* _DATA ROWS_:
▶
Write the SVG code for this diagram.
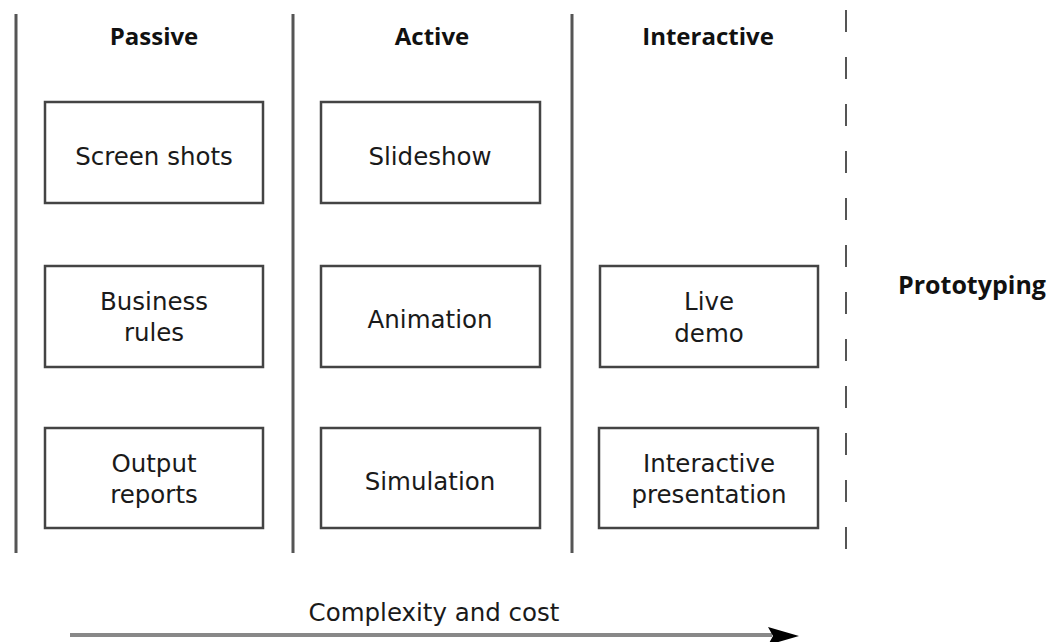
◀
▶
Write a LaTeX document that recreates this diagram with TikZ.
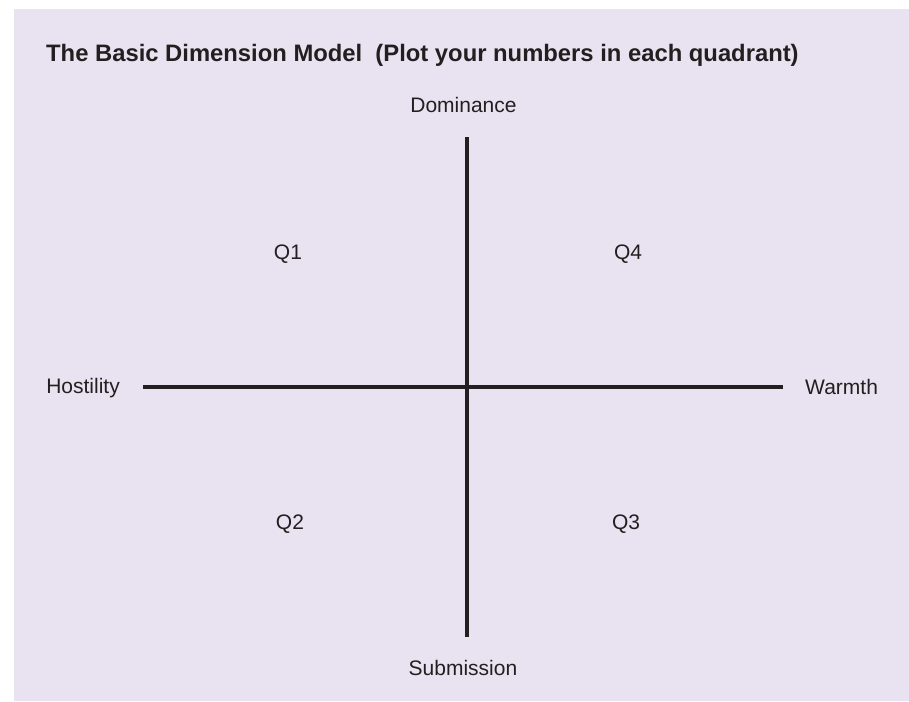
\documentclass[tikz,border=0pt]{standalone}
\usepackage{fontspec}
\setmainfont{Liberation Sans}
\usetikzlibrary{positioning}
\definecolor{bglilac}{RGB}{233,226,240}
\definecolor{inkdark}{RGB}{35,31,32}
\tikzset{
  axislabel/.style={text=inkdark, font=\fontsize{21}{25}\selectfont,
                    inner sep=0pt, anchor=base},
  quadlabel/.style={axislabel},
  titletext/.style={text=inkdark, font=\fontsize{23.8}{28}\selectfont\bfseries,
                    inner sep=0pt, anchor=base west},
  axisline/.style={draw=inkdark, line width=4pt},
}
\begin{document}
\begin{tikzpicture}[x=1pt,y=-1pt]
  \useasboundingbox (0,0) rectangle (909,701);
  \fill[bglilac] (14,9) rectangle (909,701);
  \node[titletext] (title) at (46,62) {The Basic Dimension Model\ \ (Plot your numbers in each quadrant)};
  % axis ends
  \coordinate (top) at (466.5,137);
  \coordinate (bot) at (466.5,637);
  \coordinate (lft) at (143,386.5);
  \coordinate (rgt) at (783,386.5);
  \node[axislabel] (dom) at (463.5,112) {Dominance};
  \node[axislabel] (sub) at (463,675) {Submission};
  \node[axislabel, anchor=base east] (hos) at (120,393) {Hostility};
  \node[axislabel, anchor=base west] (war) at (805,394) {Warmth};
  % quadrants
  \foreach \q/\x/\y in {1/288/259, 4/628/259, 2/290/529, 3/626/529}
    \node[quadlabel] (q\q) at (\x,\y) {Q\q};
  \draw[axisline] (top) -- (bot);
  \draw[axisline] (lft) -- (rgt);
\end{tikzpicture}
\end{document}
◀
* _WRITTEN REQUEST_: Out of the material above, gather each line where "this" appears.

* _WRITTEN SOLUTION_:
Write the SVG code for this diagram.
Write a LaTeX document that recreates this diagram with TikZ.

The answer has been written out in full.